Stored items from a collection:
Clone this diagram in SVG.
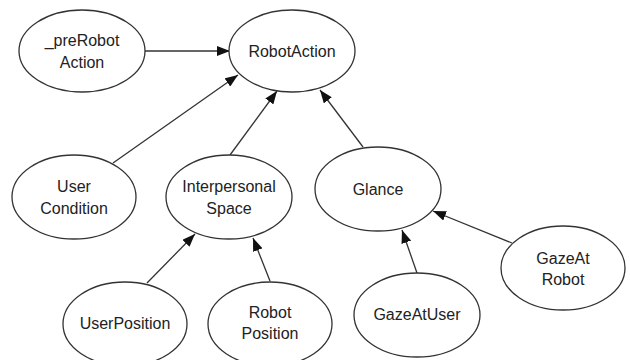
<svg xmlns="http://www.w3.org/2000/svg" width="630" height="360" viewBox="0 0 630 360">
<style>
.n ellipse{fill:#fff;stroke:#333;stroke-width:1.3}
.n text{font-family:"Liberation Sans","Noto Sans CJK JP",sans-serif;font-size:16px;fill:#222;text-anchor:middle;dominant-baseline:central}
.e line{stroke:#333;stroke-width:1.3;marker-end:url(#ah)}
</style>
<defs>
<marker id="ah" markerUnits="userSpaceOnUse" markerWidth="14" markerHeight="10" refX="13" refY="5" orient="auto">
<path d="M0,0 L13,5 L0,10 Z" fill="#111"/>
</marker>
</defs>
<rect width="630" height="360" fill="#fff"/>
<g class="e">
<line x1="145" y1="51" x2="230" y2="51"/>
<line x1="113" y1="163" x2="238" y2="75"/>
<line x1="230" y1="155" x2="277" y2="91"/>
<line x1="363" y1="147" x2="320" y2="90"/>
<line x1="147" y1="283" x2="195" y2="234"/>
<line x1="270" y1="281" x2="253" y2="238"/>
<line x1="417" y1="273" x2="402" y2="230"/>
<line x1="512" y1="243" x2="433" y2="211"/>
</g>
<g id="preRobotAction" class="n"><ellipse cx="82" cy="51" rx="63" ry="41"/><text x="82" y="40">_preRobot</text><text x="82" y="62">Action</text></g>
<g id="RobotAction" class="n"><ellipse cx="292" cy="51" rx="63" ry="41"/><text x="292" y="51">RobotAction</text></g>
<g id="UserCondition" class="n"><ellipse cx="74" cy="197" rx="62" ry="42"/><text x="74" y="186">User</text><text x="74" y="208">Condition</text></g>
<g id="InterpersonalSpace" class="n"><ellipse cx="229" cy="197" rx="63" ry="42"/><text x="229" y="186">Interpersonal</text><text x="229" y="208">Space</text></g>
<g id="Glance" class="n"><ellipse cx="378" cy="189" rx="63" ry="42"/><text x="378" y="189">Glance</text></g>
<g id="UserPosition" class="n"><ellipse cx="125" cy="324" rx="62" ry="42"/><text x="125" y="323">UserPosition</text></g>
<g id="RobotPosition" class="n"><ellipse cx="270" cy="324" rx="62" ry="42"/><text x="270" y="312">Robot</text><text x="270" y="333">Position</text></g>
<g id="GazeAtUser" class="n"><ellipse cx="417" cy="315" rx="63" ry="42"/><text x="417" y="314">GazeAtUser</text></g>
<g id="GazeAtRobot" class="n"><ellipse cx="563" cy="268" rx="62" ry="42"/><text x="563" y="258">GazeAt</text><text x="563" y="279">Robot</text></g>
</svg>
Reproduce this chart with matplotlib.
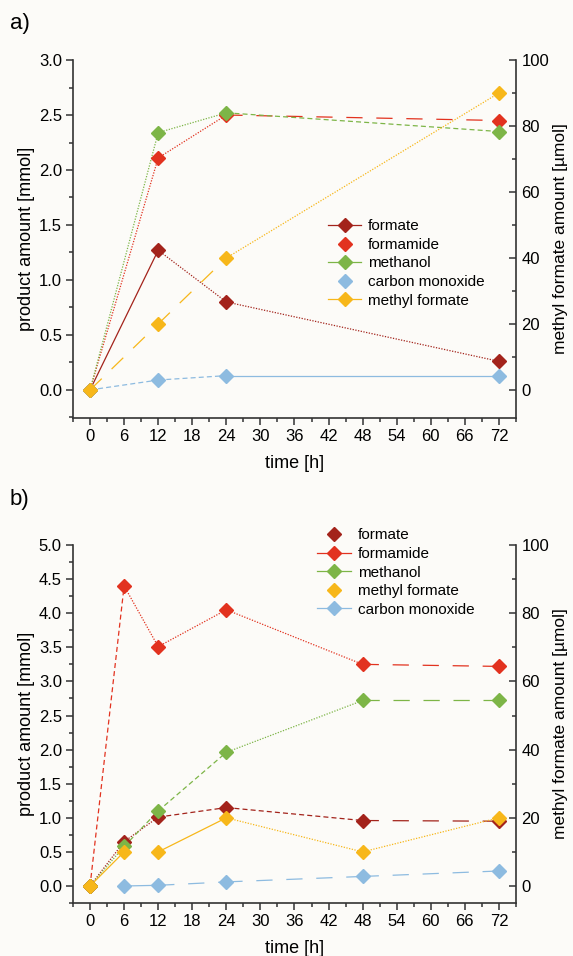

• Stated goal:
Excluding the pictures, restate the records above word for word.

• Solved problem:
Clone this diagram in SVG.
<svg xmlns="http://www.w3.org/2000/svg" width="630" height="360" viewBox="0 0 630 360">
<style>
.n ellipse{fill:#fff;stroke:#333;stroke-width:1.3}
.n text{font-family:"Liberation Sans","Noto Sans CJK JP",sans-serif;font-size:16px;fill:#222;text-anchor:middle;dominant-baseline:central}
.e line{stroke:#333;stroke-width:1.3;marker-end:url(#ah)}
</style>
<defs>
<marker id="ah" markerUnits="userSpaceOnUse" markerWidth="14" markerHeight="10" refX="13" refY="5" orient="auto">
<path d="M0,0 L13,5 L0,10 Z" fill="#111"/>
</marker>
</defs>
<rect width="630" height="360" fill="#fff"/>
<g class="e">
<line x1="145" y1="51" x2="230" y2="51"/>
<line x1="113" y1="163" x2="238" y2="75"/>
<line x1="230" y1="155" x2="277" y2="91"/>
<line x1="363" y1="147" x2="320" y2="90"/>
<line x1="147" y1="283" x2="195" y2="234"/>
<line x1="270" y1="281" x2="253" y2="238"/>
<line x1="417" y1="273" x2="402" y2="230"/>
<line x1="512" y1="243" x2="433" y2="211"/>
</g>
<g id="preRobotAction" class="n"><ellipse cx="82" cy="51" rx="63" ry="41"/><text x="82" y="40">_preRobot</text><text x="82" y="62">Action</text></g>
<g id="RobotAction" class="n"><ellipse cx="292" cy="51" rx="63" ry="41"/><text x="292" y="51">RobotAction</text></g>
<g id="UserCondition" class="n"><ellipse cx="74" cy="197" rx="62" ry="42"/><text x="74" y="186">User</text><text x="74" y="208">Condition</text></g>
<g id="InterpersonalSpace" class="n"><ellipse cx="229" cy="197" rx="63" ry="42"/><text x="229" y="186">Interpersonal</text><text x="229" y="208">Space</text></g>
<g id="Glance" class="n"><ellipse cx="378" cy="189" rx="63" ry="42"/><text x="378" y="189">Glance</text></g>
<g id="UserPosition" class="n"><ellipse cx="125" cy="324" rx="62" ry="42"/><text x="125" y="323">UserPosition</text></g>
<g id="RobotPosition" class="n"><ellipse cx="270" cy="324" rx="62" ry="42"/><text x="270" y="312">Robot</text><text x="270" y="333">Position</text></g>
<g id="GazeAtUser" class="n"><ellipse cx="417" cy="315" rx="63" ry="42"/><text x="417" y="314">GazeAtUser</text></g>
<g id="GazeAtRobot" class="n"><ellipse cx="563" cy="268" rx="62" ry="42"/><text x="563" y="258">GazeAt</text><text x="563" y="279">Robot</text></g>
</svg>
Reproduce this chart with matplotlib.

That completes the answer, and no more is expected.